Begin Items

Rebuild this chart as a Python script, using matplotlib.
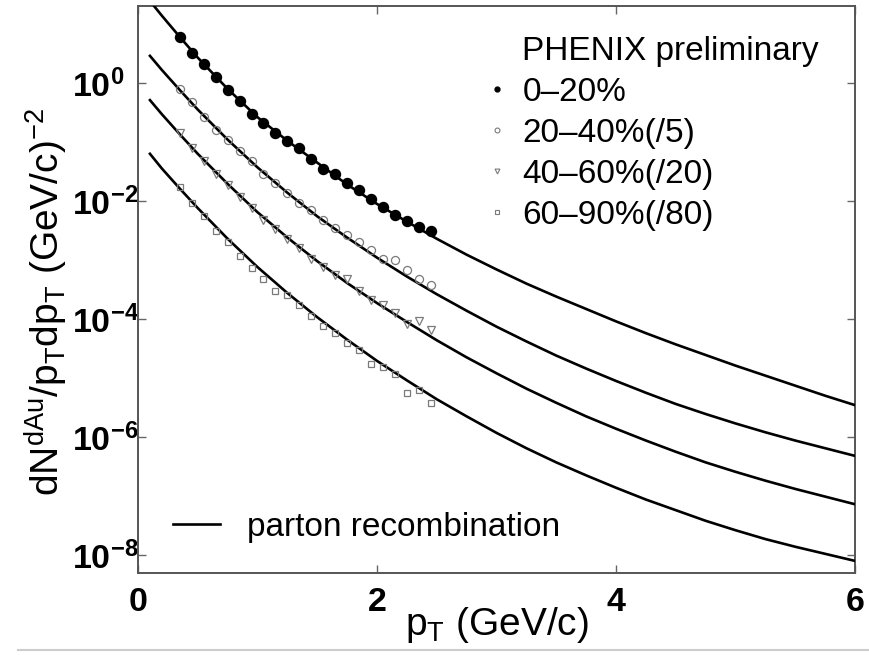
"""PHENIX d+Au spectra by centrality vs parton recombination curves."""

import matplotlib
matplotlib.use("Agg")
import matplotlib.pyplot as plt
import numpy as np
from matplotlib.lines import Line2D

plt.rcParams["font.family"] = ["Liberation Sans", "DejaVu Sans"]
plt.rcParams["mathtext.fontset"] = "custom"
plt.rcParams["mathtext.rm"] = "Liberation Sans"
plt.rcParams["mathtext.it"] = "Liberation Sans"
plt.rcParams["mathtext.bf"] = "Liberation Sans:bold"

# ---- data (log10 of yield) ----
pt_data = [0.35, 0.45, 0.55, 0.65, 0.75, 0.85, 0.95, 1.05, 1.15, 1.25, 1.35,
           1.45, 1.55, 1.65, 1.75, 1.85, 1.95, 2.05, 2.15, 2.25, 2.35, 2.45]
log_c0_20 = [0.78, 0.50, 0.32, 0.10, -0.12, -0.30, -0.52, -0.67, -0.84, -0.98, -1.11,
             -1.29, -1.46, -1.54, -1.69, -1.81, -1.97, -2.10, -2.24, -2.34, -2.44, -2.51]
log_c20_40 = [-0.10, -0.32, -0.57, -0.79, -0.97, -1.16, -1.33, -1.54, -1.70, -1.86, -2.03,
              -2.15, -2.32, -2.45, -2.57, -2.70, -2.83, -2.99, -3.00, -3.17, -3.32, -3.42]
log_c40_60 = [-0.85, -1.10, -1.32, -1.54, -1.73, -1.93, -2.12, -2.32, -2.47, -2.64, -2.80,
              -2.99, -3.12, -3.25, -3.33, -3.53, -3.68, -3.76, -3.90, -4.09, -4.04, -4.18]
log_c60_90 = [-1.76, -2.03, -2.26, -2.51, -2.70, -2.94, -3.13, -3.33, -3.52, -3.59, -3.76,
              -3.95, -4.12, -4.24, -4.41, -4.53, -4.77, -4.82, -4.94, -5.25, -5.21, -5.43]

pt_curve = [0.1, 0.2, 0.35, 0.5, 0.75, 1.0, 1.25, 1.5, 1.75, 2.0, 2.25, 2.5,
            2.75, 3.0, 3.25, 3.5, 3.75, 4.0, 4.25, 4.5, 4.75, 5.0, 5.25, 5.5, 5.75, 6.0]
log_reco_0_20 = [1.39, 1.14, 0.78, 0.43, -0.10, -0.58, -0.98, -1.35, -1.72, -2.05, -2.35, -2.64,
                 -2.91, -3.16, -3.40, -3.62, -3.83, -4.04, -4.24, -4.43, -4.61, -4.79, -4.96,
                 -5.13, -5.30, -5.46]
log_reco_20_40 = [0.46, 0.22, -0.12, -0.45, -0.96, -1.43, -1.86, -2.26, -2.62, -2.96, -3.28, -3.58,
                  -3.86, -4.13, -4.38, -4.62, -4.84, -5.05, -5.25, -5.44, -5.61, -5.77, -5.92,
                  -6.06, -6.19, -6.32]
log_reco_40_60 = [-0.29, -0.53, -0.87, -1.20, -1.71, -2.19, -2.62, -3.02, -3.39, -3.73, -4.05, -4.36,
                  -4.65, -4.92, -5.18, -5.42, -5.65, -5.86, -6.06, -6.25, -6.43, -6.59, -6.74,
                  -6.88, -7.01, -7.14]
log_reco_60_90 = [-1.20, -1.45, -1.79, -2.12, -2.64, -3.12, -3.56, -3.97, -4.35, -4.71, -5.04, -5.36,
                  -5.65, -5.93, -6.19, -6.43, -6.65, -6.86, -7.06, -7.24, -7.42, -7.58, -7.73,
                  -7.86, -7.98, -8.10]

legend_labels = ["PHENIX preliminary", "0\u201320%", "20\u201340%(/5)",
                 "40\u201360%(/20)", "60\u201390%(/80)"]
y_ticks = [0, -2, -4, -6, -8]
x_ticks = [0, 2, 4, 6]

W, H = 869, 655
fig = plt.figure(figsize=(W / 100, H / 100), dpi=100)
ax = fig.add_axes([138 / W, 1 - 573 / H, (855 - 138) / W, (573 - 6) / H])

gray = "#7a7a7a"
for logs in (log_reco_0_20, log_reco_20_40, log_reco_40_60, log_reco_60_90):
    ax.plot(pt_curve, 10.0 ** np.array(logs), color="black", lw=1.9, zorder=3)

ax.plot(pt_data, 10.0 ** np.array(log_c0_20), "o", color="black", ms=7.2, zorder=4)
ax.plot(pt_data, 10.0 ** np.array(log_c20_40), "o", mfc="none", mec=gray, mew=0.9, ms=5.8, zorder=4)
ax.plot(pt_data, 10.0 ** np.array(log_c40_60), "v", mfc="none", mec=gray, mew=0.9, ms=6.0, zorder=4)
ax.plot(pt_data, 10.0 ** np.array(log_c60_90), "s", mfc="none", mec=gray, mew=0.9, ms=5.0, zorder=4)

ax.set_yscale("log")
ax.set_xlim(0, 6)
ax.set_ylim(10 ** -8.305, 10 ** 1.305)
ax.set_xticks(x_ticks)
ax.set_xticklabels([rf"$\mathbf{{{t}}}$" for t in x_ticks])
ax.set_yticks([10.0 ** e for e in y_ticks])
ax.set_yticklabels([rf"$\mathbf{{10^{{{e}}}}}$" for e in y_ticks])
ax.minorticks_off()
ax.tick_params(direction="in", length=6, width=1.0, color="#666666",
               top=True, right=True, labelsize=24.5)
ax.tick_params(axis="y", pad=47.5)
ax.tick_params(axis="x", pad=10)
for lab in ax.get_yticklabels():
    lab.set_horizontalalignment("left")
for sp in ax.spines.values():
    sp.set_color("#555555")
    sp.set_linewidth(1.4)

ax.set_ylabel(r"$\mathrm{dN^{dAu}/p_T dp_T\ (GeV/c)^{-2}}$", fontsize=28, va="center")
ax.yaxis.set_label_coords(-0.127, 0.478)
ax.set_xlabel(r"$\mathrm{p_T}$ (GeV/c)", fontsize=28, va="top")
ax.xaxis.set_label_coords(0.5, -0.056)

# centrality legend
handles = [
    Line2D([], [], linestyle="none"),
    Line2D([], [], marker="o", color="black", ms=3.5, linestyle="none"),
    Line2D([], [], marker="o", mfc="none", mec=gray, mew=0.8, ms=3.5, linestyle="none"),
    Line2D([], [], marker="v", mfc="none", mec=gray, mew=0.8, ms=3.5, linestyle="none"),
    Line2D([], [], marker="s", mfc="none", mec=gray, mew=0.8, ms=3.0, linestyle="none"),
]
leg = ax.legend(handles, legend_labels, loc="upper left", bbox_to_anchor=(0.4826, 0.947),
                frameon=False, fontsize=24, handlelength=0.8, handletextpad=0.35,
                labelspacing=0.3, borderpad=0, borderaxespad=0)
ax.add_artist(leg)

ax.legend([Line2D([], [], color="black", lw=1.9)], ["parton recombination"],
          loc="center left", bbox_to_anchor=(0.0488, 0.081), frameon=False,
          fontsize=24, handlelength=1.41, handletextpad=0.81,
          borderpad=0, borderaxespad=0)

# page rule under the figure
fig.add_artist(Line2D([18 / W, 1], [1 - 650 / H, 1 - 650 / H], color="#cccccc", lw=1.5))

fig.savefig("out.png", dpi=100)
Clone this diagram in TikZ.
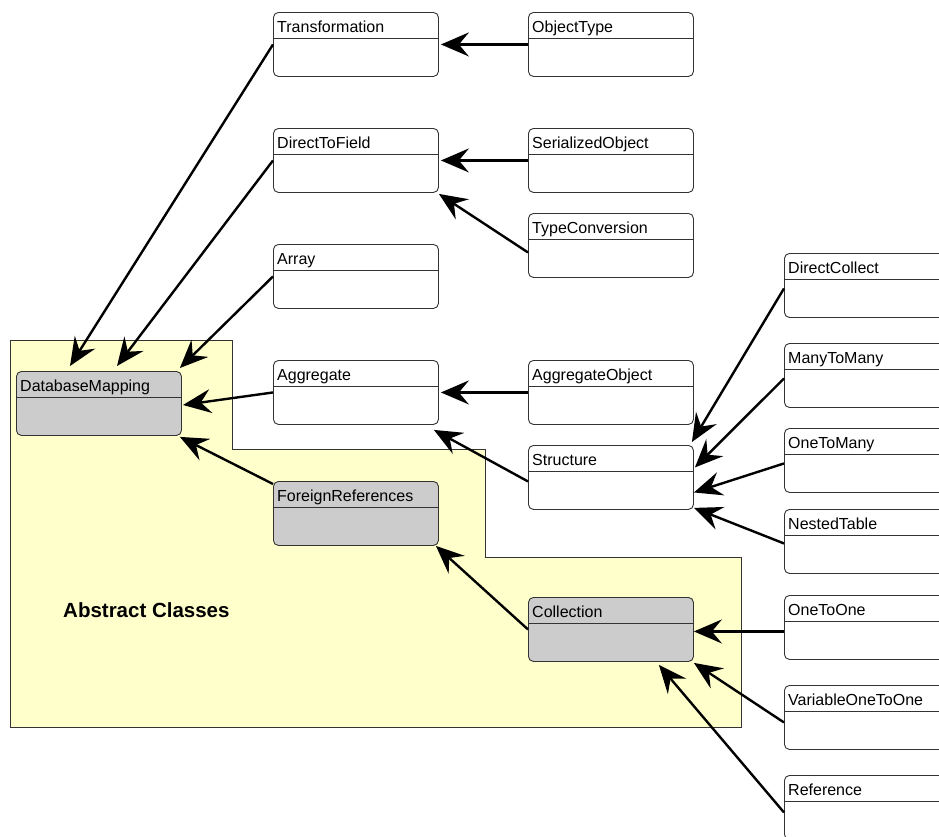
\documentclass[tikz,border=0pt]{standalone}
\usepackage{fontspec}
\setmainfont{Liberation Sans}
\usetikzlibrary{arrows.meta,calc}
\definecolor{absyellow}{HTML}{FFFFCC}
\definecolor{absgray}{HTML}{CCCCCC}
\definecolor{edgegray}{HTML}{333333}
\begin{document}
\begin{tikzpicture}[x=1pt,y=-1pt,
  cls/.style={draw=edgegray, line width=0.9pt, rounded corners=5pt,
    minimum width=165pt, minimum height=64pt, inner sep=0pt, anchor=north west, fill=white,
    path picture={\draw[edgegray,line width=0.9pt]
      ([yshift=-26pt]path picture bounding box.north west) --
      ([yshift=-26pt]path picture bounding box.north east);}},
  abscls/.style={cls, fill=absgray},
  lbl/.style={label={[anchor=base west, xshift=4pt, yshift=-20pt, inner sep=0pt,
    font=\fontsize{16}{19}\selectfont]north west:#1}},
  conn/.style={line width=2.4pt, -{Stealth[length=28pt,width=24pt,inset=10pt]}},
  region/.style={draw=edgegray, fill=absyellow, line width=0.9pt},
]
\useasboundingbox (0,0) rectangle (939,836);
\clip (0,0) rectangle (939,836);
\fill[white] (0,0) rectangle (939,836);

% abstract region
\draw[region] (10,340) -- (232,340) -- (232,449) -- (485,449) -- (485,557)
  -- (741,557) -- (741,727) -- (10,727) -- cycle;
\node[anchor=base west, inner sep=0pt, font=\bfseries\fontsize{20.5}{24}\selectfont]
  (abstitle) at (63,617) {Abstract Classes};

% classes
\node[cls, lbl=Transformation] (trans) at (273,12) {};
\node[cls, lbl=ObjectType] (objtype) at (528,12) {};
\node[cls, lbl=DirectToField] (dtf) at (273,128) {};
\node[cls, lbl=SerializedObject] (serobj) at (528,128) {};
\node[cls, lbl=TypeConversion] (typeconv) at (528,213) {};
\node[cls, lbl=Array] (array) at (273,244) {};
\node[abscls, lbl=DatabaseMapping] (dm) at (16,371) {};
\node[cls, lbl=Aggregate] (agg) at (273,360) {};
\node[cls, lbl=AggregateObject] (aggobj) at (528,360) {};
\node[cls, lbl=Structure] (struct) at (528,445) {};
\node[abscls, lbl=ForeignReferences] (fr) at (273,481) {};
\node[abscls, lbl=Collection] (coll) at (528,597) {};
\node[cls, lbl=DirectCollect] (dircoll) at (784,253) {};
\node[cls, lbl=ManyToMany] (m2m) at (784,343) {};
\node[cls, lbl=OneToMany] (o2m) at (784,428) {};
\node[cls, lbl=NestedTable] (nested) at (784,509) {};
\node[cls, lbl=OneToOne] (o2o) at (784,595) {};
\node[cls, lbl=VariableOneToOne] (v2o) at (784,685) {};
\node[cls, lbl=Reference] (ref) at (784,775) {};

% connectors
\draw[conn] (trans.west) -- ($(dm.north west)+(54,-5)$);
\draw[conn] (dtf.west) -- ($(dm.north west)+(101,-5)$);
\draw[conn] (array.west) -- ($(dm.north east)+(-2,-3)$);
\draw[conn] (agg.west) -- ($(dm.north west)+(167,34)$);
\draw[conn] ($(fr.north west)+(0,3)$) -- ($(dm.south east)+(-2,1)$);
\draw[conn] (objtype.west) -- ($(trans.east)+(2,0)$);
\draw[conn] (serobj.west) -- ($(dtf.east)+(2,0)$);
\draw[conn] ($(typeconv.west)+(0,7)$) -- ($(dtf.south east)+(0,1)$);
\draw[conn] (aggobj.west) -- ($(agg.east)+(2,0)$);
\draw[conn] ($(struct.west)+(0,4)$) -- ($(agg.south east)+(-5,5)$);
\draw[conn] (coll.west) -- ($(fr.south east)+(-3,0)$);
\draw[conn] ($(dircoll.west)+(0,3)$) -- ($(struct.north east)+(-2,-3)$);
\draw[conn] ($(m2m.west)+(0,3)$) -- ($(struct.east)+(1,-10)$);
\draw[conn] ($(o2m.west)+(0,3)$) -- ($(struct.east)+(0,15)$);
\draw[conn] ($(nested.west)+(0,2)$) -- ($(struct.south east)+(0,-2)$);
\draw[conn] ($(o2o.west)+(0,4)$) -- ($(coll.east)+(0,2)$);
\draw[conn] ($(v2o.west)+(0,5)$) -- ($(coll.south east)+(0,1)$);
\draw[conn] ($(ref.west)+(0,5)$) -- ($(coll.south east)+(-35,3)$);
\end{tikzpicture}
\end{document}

End Items

## Your task
Filter lines by "this" and return each hit.

## Expected answer
Rebuild this chart as a Python script, using matplotlib.
Clone this diagram in TikZ.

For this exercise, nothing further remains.